Everything from the first line of the data through the line with "GRAY = '#bdbdbd'" is to be echoed exactly, minus the pictures.
○ ○ ○ ○ ○
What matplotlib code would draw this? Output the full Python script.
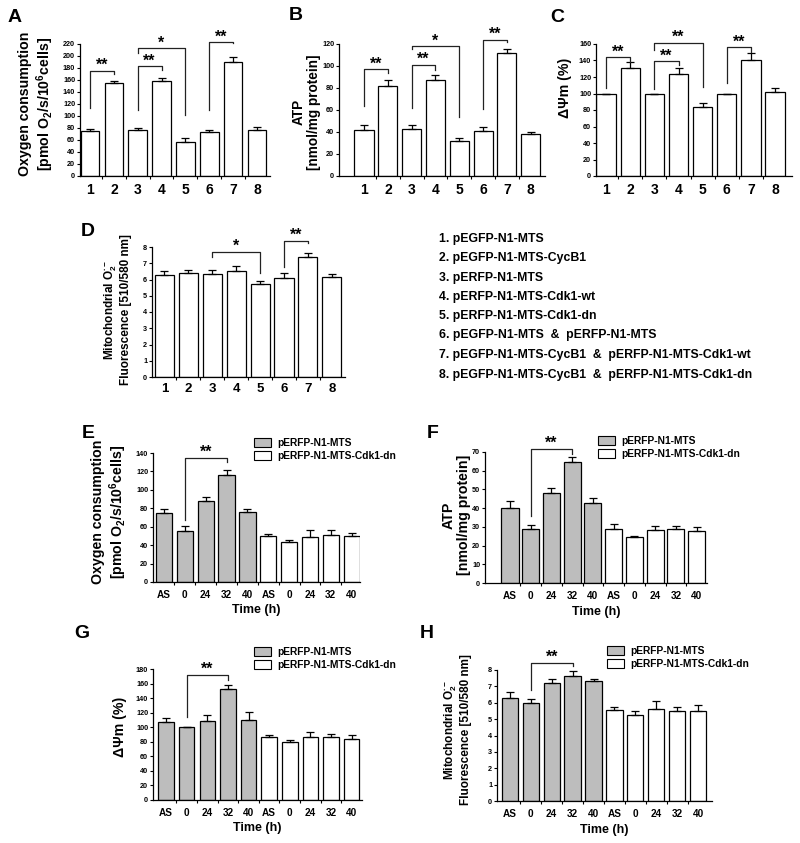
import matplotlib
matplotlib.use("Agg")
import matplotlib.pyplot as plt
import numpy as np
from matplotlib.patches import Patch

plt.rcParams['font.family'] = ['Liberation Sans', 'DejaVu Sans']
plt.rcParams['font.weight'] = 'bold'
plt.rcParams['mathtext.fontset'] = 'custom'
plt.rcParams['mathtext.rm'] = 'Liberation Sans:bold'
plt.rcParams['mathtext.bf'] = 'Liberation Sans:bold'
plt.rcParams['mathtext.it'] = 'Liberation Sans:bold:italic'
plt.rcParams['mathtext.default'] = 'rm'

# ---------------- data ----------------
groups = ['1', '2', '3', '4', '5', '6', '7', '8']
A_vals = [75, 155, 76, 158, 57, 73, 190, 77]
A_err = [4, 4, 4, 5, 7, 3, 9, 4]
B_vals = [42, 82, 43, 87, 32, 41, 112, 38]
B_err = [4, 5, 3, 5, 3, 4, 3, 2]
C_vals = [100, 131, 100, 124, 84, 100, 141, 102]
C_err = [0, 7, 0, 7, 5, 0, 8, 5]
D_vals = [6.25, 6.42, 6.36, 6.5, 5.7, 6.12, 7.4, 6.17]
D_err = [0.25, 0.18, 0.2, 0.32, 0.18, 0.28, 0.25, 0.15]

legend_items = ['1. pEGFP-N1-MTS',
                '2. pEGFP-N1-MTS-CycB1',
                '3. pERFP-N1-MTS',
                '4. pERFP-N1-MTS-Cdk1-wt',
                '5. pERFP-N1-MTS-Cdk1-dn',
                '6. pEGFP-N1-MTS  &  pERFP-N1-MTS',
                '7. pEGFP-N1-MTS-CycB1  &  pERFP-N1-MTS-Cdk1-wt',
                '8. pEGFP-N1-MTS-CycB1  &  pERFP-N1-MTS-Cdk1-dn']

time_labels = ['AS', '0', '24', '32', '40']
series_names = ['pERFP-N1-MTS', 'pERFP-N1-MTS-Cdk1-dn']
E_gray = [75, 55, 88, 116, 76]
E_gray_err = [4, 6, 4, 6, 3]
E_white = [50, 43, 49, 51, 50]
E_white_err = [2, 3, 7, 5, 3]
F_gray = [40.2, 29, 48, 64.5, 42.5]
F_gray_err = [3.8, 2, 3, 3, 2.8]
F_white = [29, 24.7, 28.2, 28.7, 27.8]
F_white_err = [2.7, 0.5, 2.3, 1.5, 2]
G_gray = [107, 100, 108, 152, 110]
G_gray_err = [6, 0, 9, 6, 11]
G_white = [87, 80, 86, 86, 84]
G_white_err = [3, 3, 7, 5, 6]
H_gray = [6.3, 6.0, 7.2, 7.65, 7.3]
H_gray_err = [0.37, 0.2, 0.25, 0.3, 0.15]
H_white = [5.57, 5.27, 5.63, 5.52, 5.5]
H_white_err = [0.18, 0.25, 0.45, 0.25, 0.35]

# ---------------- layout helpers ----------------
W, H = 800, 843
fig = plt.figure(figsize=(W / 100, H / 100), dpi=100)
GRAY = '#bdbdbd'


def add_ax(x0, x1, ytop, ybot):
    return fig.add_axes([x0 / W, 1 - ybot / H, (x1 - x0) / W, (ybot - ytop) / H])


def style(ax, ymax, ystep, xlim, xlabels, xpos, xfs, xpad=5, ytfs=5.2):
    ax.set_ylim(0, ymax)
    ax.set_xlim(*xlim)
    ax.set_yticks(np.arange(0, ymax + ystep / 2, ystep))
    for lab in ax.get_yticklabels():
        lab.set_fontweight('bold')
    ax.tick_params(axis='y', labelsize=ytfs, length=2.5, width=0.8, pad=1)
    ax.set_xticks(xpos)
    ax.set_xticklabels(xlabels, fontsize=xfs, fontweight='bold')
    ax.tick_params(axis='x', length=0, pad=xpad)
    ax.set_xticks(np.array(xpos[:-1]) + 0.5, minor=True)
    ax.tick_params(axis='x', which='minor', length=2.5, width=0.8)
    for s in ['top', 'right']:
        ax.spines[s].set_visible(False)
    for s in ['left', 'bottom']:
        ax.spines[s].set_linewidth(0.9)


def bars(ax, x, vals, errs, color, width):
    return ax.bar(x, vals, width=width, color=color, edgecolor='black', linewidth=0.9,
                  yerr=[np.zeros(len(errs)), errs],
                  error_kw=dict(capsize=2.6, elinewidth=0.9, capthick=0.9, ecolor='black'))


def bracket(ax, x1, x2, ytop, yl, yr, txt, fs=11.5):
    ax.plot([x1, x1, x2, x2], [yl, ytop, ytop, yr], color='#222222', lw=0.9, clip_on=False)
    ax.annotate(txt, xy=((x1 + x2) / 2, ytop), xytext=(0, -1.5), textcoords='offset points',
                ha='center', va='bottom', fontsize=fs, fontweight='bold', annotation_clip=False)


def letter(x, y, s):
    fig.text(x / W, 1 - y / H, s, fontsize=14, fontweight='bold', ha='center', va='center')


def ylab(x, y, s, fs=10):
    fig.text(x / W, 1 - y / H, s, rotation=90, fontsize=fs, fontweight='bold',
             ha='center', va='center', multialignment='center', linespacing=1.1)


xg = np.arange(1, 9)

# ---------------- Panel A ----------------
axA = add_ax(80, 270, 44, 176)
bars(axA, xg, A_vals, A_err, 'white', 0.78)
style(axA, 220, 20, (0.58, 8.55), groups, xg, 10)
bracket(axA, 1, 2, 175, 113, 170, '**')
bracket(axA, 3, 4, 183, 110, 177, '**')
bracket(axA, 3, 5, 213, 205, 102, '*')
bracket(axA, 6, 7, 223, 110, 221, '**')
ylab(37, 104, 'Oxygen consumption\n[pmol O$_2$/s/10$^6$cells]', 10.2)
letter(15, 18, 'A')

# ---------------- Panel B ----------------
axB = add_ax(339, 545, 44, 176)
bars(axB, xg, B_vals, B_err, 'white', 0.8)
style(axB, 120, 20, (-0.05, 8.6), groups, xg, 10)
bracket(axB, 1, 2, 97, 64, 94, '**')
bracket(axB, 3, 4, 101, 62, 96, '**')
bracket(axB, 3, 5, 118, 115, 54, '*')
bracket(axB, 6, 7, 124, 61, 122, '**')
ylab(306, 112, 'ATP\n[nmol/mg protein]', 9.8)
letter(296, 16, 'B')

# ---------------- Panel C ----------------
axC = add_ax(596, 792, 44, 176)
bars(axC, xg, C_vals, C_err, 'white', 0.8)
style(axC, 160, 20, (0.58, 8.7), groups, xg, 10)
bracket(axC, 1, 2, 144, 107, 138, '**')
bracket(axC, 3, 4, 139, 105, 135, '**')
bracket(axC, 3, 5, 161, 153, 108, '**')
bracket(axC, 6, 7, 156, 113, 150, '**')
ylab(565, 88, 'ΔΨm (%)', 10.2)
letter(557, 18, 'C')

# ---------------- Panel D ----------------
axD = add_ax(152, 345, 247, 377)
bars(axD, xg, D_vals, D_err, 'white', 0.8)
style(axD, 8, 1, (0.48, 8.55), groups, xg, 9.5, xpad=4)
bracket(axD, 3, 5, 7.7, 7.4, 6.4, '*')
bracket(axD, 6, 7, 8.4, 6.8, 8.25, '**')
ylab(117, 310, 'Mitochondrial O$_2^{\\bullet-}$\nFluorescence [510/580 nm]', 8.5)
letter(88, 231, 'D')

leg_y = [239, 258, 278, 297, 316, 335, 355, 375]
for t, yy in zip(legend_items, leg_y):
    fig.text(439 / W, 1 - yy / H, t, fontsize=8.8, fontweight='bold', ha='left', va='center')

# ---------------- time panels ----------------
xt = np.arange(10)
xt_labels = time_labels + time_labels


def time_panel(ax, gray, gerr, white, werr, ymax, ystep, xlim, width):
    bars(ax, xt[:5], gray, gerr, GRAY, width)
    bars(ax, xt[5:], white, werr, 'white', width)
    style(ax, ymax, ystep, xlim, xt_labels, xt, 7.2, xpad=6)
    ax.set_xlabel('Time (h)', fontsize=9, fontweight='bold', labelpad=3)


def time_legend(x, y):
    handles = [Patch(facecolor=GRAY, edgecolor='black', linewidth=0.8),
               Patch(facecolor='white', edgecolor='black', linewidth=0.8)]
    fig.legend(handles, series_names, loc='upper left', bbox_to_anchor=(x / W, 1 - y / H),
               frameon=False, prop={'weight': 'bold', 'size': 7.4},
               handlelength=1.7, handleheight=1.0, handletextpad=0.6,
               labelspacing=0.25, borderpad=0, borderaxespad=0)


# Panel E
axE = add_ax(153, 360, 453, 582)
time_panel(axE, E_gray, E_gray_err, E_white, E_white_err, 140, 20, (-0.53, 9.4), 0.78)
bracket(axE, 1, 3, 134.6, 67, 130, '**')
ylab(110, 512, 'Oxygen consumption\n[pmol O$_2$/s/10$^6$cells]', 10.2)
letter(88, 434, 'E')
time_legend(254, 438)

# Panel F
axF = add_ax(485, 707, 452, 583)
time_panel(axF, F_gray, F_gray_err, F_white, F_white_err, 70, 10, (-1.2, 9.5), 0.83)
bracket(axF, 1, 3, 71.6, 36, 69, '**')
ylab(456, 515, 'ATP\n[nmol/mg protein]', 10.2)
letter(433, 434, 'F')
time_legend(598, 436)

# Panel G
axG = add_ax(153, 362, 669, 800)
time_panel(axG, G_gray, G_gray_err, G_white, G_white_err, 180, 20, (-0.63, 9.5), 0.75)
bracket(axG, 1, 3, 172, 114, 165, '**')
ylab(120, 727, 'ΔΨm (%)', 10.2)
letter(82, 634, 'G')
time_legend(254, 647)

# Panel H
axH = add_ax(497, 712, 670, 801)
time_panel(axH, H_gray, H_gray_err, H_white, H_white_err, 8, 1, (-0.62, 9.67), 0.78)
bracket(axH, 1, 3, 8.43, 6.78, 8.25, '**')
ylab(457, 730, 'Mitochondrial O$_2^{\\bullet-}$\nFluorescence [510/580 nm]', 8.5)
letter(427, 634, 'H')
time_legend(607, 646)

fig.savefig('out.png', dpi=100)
○ ○ ○ ○ ○
● **Problem solution**
What matplotlib code would draw this? Output the full Python script.
import matplotlib
matplotlib.use("Agg")
import matplotlib.pyplot as plt
import numpy as np
from matplotlib.patches import Patch

plt.rcParams['font.family'] = ['Liberation Sans', 'DejaVu Sans']
plt.rcParams['font.weight'] = 'bold'
plt.rcParams['mathtext.fontset'] = 'custom'
plt.rcParams['mathtext.rm'] = 'Liberation Sans:bold'
plt.rcParams['mathtext.bf'] = 'Liberation Sans:bold'
plt.rcParams['mathtext.it'] = 'Liberation Sans:bold:italic'
plt.rcParams['mathtext.default'] = 'rm'

# ---------------- data ----------------
groups = ['1', '2', '3', '4', '5', '6', '7', '8']
A_vals = [75, 155, 76, 158, 57, 73, 190, 77]
A_err = [4, 4, 4, 5, 7, 3, 9, 4]
B_vals = [42, 82, 43, 87, 32, 41, 112, 38]
B_err = [4, 5, 3, 5, 3, 4, 3, 2]
C_vals = [100, 131, 100, 124, 84, 100, 141, 102]
C_err = [0, 7, 0, 7, 5, 0, 8, 5]
D_vals = [6.25, 6.42, 6.36, 6.5, 5.7, 6.12, 7.4, 6.17]
D_err = [0.25, 0.18, 0.2, 0.32, 0.18, 0.28, 0.25, 0.15]

legend_items = ['1. pEGFP-N1-MTS',
                '2. pEGFP-N1-MTS-CycB1',
                '3. pERFP-N1-MTS',
                '4. pERFP-N1-MTS-Cdk1-wt',
                '5. pERFP-N1-MTS-Cdk1-dn',
                '6. pEGFP-N1-MTS  &  pERFP-N1-MTS',
                '7. pEGFP-N1-MTS-CycB1  &  pERFP-N1-MTS-Cdk1-wt',
                '8. pEGFP-N1-MTS-CycB1  &  pERFP-N1-MTS-Cdk1-dn']

time_labels = ['AS', '0', '24', '32', '40']
series_names = ['pERFP-N1-MTS', 'pERFP-N1-MTS-Cdk1-dn']
E_gray = [75, 55, 88, 116, 76]
E_gray_err = [4, 6, 4, 6, 3]
E_white = [50, 43, 49, 51, 50]
E_white_err = [2, 3, 7, 5, 3]
F_gray = [40.2, 29, 48, 64.5, 42.5]
F_gray_err = [3.8, 2, 3, 3, 2.8]
F_white = [29, 24.7, 28.2, 28.7, 27.8]
F_white_err = [2.7, 0.5, 2.3, 1.5, 2]
G_gray = [107, 100, 108, 152, 110]
G_gray_err = [6, 0, 9, 6, 11]
G_white = [87, 80, 86, 86, 84]
G_white_err = [3, 3, 7, 5, 6]
H_gray = [6.3, 6.0, 7.2, 7.65, 7.3]
H_gray_err = [0.37, 0.2, 0.25, 0.3, 0.15]
H_white = [5.57, 5.27, 5.63, 5.52, 5.5]
H_white_err = [0.18, 0.25, 0.45, 0.25, 0.35]

# ---------------- layout helpers ----------------
W, H = 800, 843
fig = plt.figure(figsize=(W / 100, H / 100), dpi=100)
GRAY = '#bdbdbd'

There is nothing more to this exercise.